Mieszkamy na wsi. Na szczęście przyjechał synek na święta i mogę otworzyć swój wątek. Mam kawałek miejsca do wykorzystania. Do tej pory zwiedzałam cudze ogrody (z wielką przyjemnością), a teraz zapraszam Was do siebie. Oto kawałek raju, czyli mojego fijoła ogródkowego:
Witaj Ewo, zdaje sie ze jestem pierwszym gosciem u Ciebie!
jak duza jest Twoja dzialka? co to za drzewka opalikowane? miejsce na kawe wprost urocze
zapraszam w odwiedziny do mnie
pozdrawiam,
A
Cieszę się, że do mnie zajrzałaś. Mam ok. 26 arów szaleństwa. W sadku rosną jabłonie, grusze, wiśnie, czereśnia, śliwa, kilka piennych porzeczek i agrest. Spodziewam się w tym roku gruszek (reszta już owocowała)
Nareszcie jesteś! Bardzo się cieszę, że masz już swój wątek. Z wielką przyjemnością będę stałym gościem. 26 arów to całkiem sporo miejsca na wszelkie roślinne chciejstwa. Pięknie się zapowiada! A co rośnie przy pergoli?

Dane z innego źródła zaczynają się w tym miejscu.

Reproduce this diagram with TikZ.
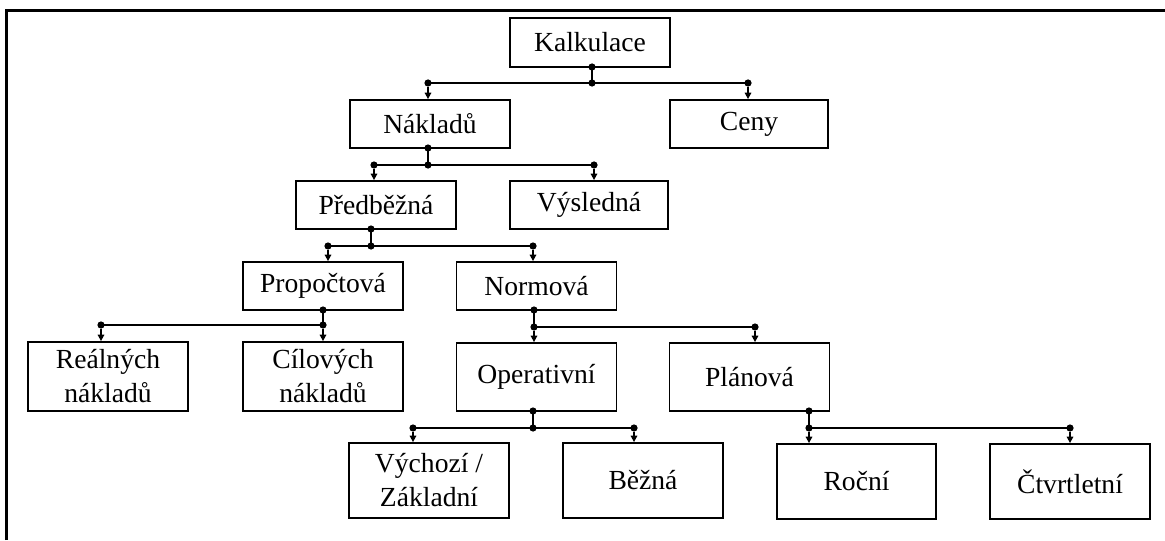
\documentclass[tikz,border=0pt]{standalone}
\usepackage{fontspec}
\setmainfont{Liberation Serif}
\usetikzlibrary{arrows.meta}
\begin{document}
\begin{tikzpicture}[x=0.5pt,y=-0.5pt,
  box/.style={draw, line width=0.9pt, align=center, inner sep=0pt, minimum width=80pt, font=\fontsize{13.8}{17}\selectfont},
  dot/.style={circle, fill, inner sep=0pt, minimum size=3.6pt},
  link/.style={line width=0.9pt},
  arr/.style={line width=0.9pt, -{Triangle[length=3.2pt,width=3.2pt]}}]
\useasboundingbox (0,0) rectangle (1165,540);
\draw[line width=1.5pt] (6.5,540) -- (6.5,10.5) -- (1165,10.5);
% boxes
\node[box, minimum height=24.5pt] (kalk) at (590,42.5) {Kalkulace};
\node[box, minimum height=24pt] (nakl) at (430,124) {Nákladů};
\node[box, minimum height=24pt, minimum width=79pt] (ceny) at (749,124) {Ceny};
\node[box, minimum height=24pt] (predb) at (376,205) {Předběžná};
\node[box, minimum height=24pt, minimum width=79pt] (vysl) at (589,205) {Výsledná};
\node[box, minimum height=24pt] (propo) at (323,286) {Propočtová};
\node[box, minimum height=24pt] (normo) at (536.5,286) {Normová};
\node[box, minimum height=34.5pt] (real) at (108,376.5) {Reálných\\nákladů};
\node[box, minimum height=34.5pt] (cilo) at (323,376.5) {Cílových\\nákladů};
\node[box, minimum height=34pt] (oper) at (536.5,377) {Operativní};
\node[box, minimum height=34pt] (plan) at (749.5,377) {Plánová};
\node[box, minimum height=37.5pt] (vych) at (429,480.5) {Výchozí /\\Základní};
\node[box, minimum height=37.5pt] (bezna) at (643,480.5) {Běžná};
\node[box, minimum height=37.5pt, minimum width=79.5pt] (rocni) at (856.5,481.5) {Roční};
\node[box, minimum height=37.5pt] (ctvrt) at (1070,481.5) {Čtvrtletní};
% dots
\node[dot] (kalk0) at (592,67) {};
\node[dot] (kalk1) at (592,83) {};
\node[dot] (kalk2) at (428,83) {};
\node[dot] (kalk3) at (748,83) {};
\node[dot] (nakl0) at (428,148) {};
\node[dot] (nakl1) at (428,165) {};
\node[dot] (nakl2) at (374,165) {};
\node[dot] (nakl3) at (594,165) {};
\node[dot] (predb0) at (371,229) {};
\node[dot] (predb1) at (371,246) {};
\node[dot] (predb2) at (328,246) {};
\node[dot] (predb3) at (533,246) {};
\node[dot] (propo0) at (323,310) {};
\node[dot] (propo1) at (323,325) {};
\node[dot] (propo2) at (101,325) {};
\node[dot] (normo0) at (534,310) {};
\node[dot] (normo1) at (534,327) {};
\node[dot] (normo3) at (755,327) {};
\node[dot] (oper0) at (533,411) {};
\node[dot] (oper1) at (533,428) {};
\node[dot] (oper2) at (413,428) {};
\node[dot] (oper3) at (634,428) {};
\node[dot] (plan0) at (809,411) {};
\node[dot] (plan1) at (809,428) {};
\node[dot] (plan3) at (1070,428) {};
% links
\draw[link] (kalk0.center) -- (kalk1.center);
\draw[link] (kalk2.center) -- (kalk3.center);
\draw[arr] (kalk2) -- (nakl.north -| kalk2);
\draw[arr] (kalk3) -- (ceny.north -| kalk3);
\draw[link] (nakl0.center) -- (nakl1.center);
\draw[link] (nakl2.center) -- (nakl3.center);
\draw[arr] (nakl2) -- (predb.north -| nakl2);
\draw[arr] (nakl3) -- (vysl.north -| nakl3);
\draw[link] (predb0.center) -- (predb1.center);
\draw[link] (predb2.center) -- (predb3.center);
\draw[arr] (predb2) -- (propo.north -| predb2);
\draw[arr] (predb3) -- (normo.north -| predb3);
\draw[link] (propo0.center) -- (propo1.center);
\draw[link] (propo2.center) -- (propo1.center);
\draw[arr] (propo2) -- (real.north -| propo2);
\draw[arr] (propo1) -- (cilo.north -| propo1);
\draw[link] (normo0.center) -- (normo1.center);
\draw[link] (normo1.center) -- (normo3.center);
\draw[arr] (normo1) -- (oper.north -| normo1);
\draw[arr] (normo3) -- (plan.north -| normo3);
\draw[link] (oper0.center) -- (oper1.center);
\draw[link] (oper2.center) -- (oper3.center);
\draw[arr] (oper2) -- (vych.north -| oper2);
\draw[arr] (oper3) -- (bezna.north -| oper3);
\draw[link] (plan0.center) -- (plan1.center);
\draw[link] (plan1.center) -- (plan3.center);
\draw[arr] (plan1) -- (rocni.north -| plan1);
\draw[arr] (plan3) -- (ctvrt.north -| plan3);
\end{tikzpicture}
\end{document}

Na kawę już się wpraszam i to nie tylko wirtualną
Magry-fajnie, że zajrzałeś. Twój ogródek to mistrzostwo świata, a jego wielkość jest nieistotna.
Iza, zaglądaj, kiedy zechcesz,także w realu. Najczęściej jestem w domu-to znaczy pielę ogród z przodu lub z tyłu domu. Kawę też mam zawsze. Namów tylko "transport" na wycieczkę.
Przy pergoli rośnie winobluszcz pięciolistkowy, z jednej strony róże, w przyszłości z drugiej strony też róże (póki co jednoroczne). Później pokażę inne miejsca. Takie miejsce okutane włókniną to glicynia. Mój ulubiony M kupił mi białą i fioletową, ale w moim klimacie to błąd. Walczą o życie już 2 lata. A tak ich pragnęłam...
Ewa mając taki wielki areał do dyspozycji możesz zaszaleć z wielością roślin ,krzewów i drzew ozdobnych ,Oby udało Ci się wszystko tak rozplanować ,aby potem nie przesadzać ,jak ja to wciąż czynię...
Muszę sprostować-22 ary szaleństwa. Mąż wie, co kupował Dzięki za odwiedziny Od razu przepraszam za jakość komórkowych zdjęć, ale na razie mogą być tylko takie.
Witam .Sadek na razie malutki ,ale za kilka latek będzie owocków. Na sasance sporo kwiatków .Na mojej kupionej w tym sezonie trzy były ,ale i tak była uciecha
Pięknie Ci już kwitną korony! Nie wiem dlaczego mnie nie lubią Zrobiłam już trzecie podejście do tej rośliny i może za kilka dni zobaczę mizernego kwiatka.